> **The problem**:
Transcribe all of the data exactly. Omit the pictures.
--- Begin ---
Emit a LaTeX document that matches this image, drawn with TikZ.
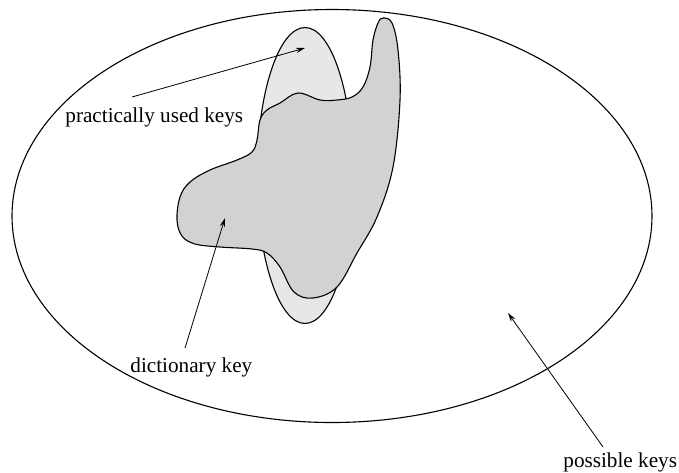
\documentclass[tikz,border=0pt]{standalone}
\usepackage{fontspec}
\setmainfont{Liberation Serif}
\usetikzlibrary{arrows.meta}
\definecolor{lightkey}{HTML}{E6E7E8}
\definecolor{darkkey}{HTML}{D1D2D4}
\tikzset{
  outline/.style={draw=black, line width=0.55pt},
  pointer/.style={draw=black, line width=0.4pt, -{Stealth[length=4.5pt,width=2.6pt]}},
  lbl/.style={inner sep=0pt, anchor=base west, font=\fontsize{10.6}{12}\selectfont},
}
\begin{document}
\begin{tikzpicture}[x=0.5pt,y=-0.5pt]
\useasboundingbox (0,0) rectangle (679,472);
% outer set
\draw[outline] (332,216) ellipse [x radius=320, y radius=206.5];
% practically used keys
\draw[outline, fill=lightkey] (305,175.5) ellipse [x radius=48, y radius=148];
% dictionary keys
\draw[outline, fill=darkkey] plot[smooth cycle, tension=0.6] coordinates {
 (383,18) (392,23) (398,50) (400,100) (393,167) (377,217) (357,253) (337,287)
 (313,298) (294,292) (280,267) (267,253) (252,249) (220,247) (195,244) (182,236)
 (177,220) (180,197) (190,182) (210,170) (237,160) (252,152) (257,140) (260,120)
 (267,110) (280,103) (298,93) (320,100) (337,100) (352,97) (363,87) (370,67)
 (373,40) (378,23)};
% labels
\node[lbl] (pu) at (65,122) {practically used keys};
\node[lbl] (dk) at (130,372) {dictionary key};
\node[lbl] (pk) at (563,467) {possible keys};
\coordinate (puS) at (132,97);
\coordinate (puT) at (305,48);
\coordinate (dkS) at (185,348);
\coordinate (dkT) at (225,218);
\coordinate (pkS) at (603,447);
\coordinate (pkT) at (508,313);
\draw[pointer] (puS) -- (puT);
\draw[pointer] (dkS) -- (dkT);
\draw[pointer] (pkS) -- (pkT);
\end{tikzpicture}
\end{document}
--- End ---
> **The output**:
Emit a LaTeX document that matches this image, drawn with TikZ.
\documentclass[tikz,border=0pt]{standalone}
\usepackage{fontspec}
\setmainfont{Liberation Serif}
\usetikzlibrary{arrows.meta}
\definecolor{lightkey}{HTML}{E6E7E8}
\definecolor{darkkey}{HTML}{D1D2D4}
\tikzset{
  outline/.style={draw=black, line width=0.55pt},
  pointer/.style={draw=black, line width=0.4pt, -{Stealth[length=4.5pt,width=2.6pt]}},
  lbl/.style={inner sep=0pt, anchor=base west, font=\fontsize{10.6}{12}\selectfont},
}
\begin{document}
\begin{tikzpicture}[x=0.5pt,y=-0.5pt]
\useasboundingbox (0,0) rectangle (679,472);
% outer set
\draw[outline] (332,216) ellipse [x radius=320, y radius=206.5];
% practically used keys
\draw[outline, fill=lightkey] (305,175.5) ellipse [x radius=48, y radius=148];
% dictionary keys
\draw[outline, fill=darkkey] plot[smooth cycle, tension=0.6] coordinates {
 (383,18) (392,23) (398,50) (400,100) (393,167) (377,217) (357,253) (337,287)
 (313,298) (294,292) (280,267) (267,253) (252,249) (220,247) (195,244) (182,236)
 (177,220) (180,197) (190,182) (210,170) (237,160) (252,152) (257,140) (260,120)
 (267,110) (280,103) (298,93) (320,100) (337,100) (352,97) (363,87) (370,67)
 (373,40) (378,23)};
% labels
\node[lbl] (pu) at (65,122) {practically used keys};
\node[lbl] (dk) at (130,372) {dictionary key};
\node[lbl] (pk) at (563,467) {possible keys};
\coordinate (puS) at (132,97);
\coordinate (puT) at (305,48);
\coordinate (dkS) at (185,348);
\coordinate (dkT) at (225,218);
\coordinate (pkS) at (603,447);
\coordinate (pkT) at (508,313);
\draw[pointer] (puS) -- (puT);
\draw[pointer] (dkS) -- (dkT);
\draw[pointer] (pkS) -- (pkT);
\end{tikzpicture}
\end{document}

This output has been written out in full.